Kansas focuses on road victory

The question was simple and the answer astonishing.

Earlier this week, as Kansas University’s football team began its preparations for Saturday’s 6:30 p.m. kickoff at Rice, KU coach Charlie Weis asked his team of more than 100 Jayhawks if any of them had won a road game while at Kansas.

Crickets.

Although some of KU’s longest tenured players were a part of the program that September day in 2009 when KU last won a road game — 34-7 at UTEP — none of them played in the game and most did not even make the trip. Because of that, the responsibility of breaking KU’s 22-game road losing streak falls on a bunch of players who have yet to win away from Memorial Stadium during their Kansas careers.

“I can’t explain it, man,” junior linebacker Ben Heeney said. “That’s the focus this week, winning on the road.”

To help them zero in, strength coach Scott Holsopple plastered posters throughout football complex with a simple message written on them.
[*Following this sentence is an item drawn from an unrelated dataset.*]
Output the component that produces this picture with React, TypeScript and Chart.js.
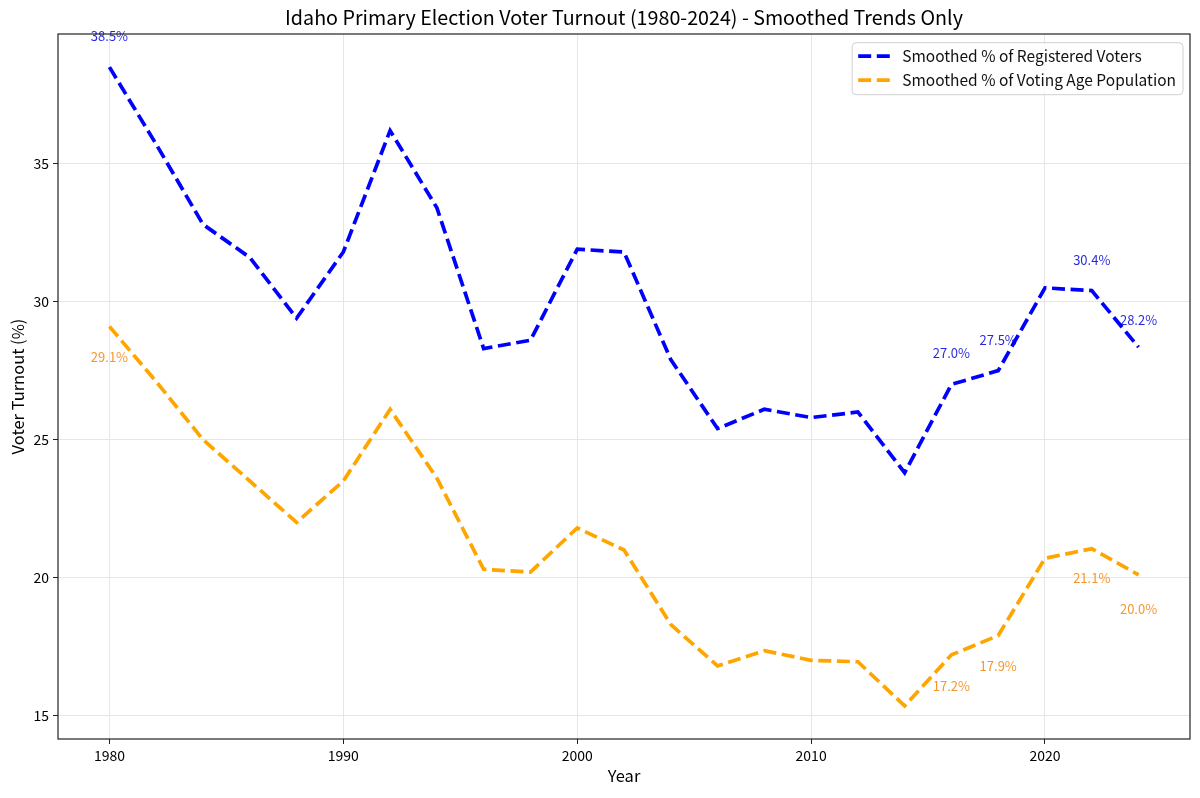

Listed below a photo of a convoy of team buses following a police escort to a game, are the motivational words of the week: “Our last road win was Sept. 12, 2009 at UTEP.” Heeney snapped a photo of the poster and made it the background image on his phone. Just about everything the Jayhawks have done this week has been done with snapping the losing streak in mind.

“I think this game is gonna be one of the biggest games we play all year,” Heeney said. “There’s no one on our team that has gotten a road win at Kansas. It’s pretty crazy. But we’re ready for it. We need to get this one. It’s a game we feel like we should win.”

There have been a few close calls since KU topped UTEP on Sept. 12, 2009. Later that season, KU lost one-score games at Colorado and Kansas State; in road games at Iowa State in both 2010 and 2011, KU was within seven points of the Cyclones in the fourth quarter; and last year KU lost by a touchdown at Northern Illinois and Texas Tech, the latter coming in double overtime.

“I’ve only been here a year,” Weis said. “I could care less about any games before I got here. All I know is, for the program, winning last week got the losing streak out of the way. Winning this week would get the losing on the road out of the way. Winning three weeks from now could get the conference win out of the way. So there’s stepping stones you have to take, and this just gives us an opportunity to get one of those put aside.”

One Jayhawk who has road wins on his résumé is junior quarterback Jake Heaps, KU’s first-year starter who transferred from BYU following the 2011 season.

Heaps was a part of four road victories during his two seasons at BYU — at Colorado State, Ole Miss, Oregon State and Hawaii — and he still remembers the feeling after each.

“There’s nothing better,” he said. “You have the opportunity to go down and make that whole environment about your team, and you feel the crowd kind of give in and you know, at that point, you’ve won the game.”